Google's Threat Intelligence Group has published what it describes as the first documented case of a threat actor deploying a zero-day exploit that was likely developed with the assistance of an artificial intelligence model. The company says its early detection may have prevented a planned mass exploitation campaign from ever launching.
The vulnerability, detailed in a report published Monday, targeted a popular open-source web-based system administration tool. According to Google, the flaw would have allowed attackers to bypass two-factor authentication checks after obtaining valid credentials. The exploit was implemented as a Python script.
Google declined to name the targeted software vendor, the criminal group involved, or the specific AI model used. The company stated it has "high confidence" an AI model assisted in discovering and weaponizing the vulnerability, though it does not believe its own Gemini or Anthropic's Claude Mythos were involved.
Counter-Discovery Disrupts the Campaign
The company worked with the unnamed vendor to patch the issue before the attack could proceed. Google also notified law enforcement. The vulnerability stemmed from what the report describes as a hard-coded trust exception in the authentication flow, creating a logic error that traditional fuzzing tools would have missed.
John Hultquist, chief analyst at Google Threat Intelligence Group, characterized the discovery bluntly in interviews. "The era of AI-driven vulnerability and exploitation is already here," he said. "For every zero-day we can trace back to AI, there are probably many more out there."
The distinction matters. Large language models have shown aptitude for identifying the kind of high-level logic flaws that automated scanning tools struggle with. While fuzzers excel at finding crashes and memory corruption, frontier models can reason about authentication flows, trust assumptions, and design-level mistakes. That capability is now showing up in criminal operations.

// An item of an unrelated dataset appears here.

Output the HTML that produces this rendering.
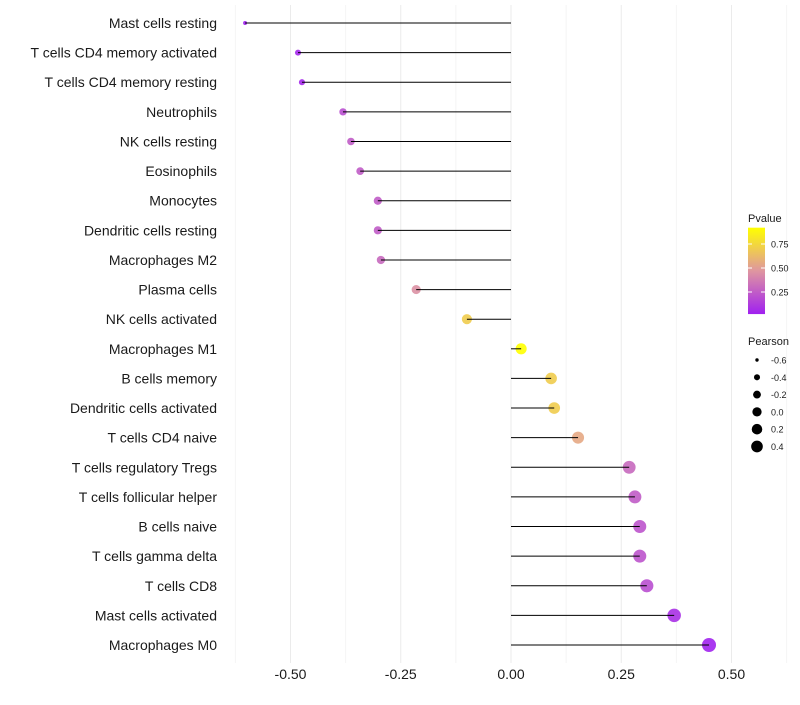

State Actors Are Already Experimenting
The report also documents broader trends in AI-assisted offensive security. North Korea's APT45 has reportedly sent thousands of repetitive prompts to recursively analyze CVEs and validate proof-of-concept exploits. A Chinese actor known as UNC2814 used what Google calls a "persona-driven jailbreak" to research vulnerabilities in TP-Link firmware. The company observed threat actors experimenting with a GitHub repository containing over 5,000 real-world vulnerability cases from China's WooYun disclosure platform.
Google, for its part, is deploying AI defensively as well. Its Big Sleep agent, developed by Google DeepMind and Google Project Zero, actively searches for unknown vulnerabilities in software. The company says Big Sleep assisted in finding the vulnerability that GTIG was able to cut off. Google has also introduced CodeMender, an experimental agent designed to automatically patch critical code flaws using Gemini's reasoning capabilities.
The broader context here is a security landscape where model access increasingly determines offensive capability. Criminal hackers, Hultquist noted, have more to gain from AI's speed than slow-moving state espionage operations. Ransomware timelines are compressing. The window between vulnerability discovery and exploitation has already largely vanished.
Google's report notes that mistakes in the exploit's implementation may have interfered with the criminals' plans in this case. That clumsiness probably won't last. The AI security arms race has entered a phase where both attackers and defenders are deploying increasingly capable models. The difference is which side moves faster.
For defenders, the message is straightforward: the traditional disclosure-to-patch window is no longer a planning assumption. It is a race condition, and AI is now running on both sides of it.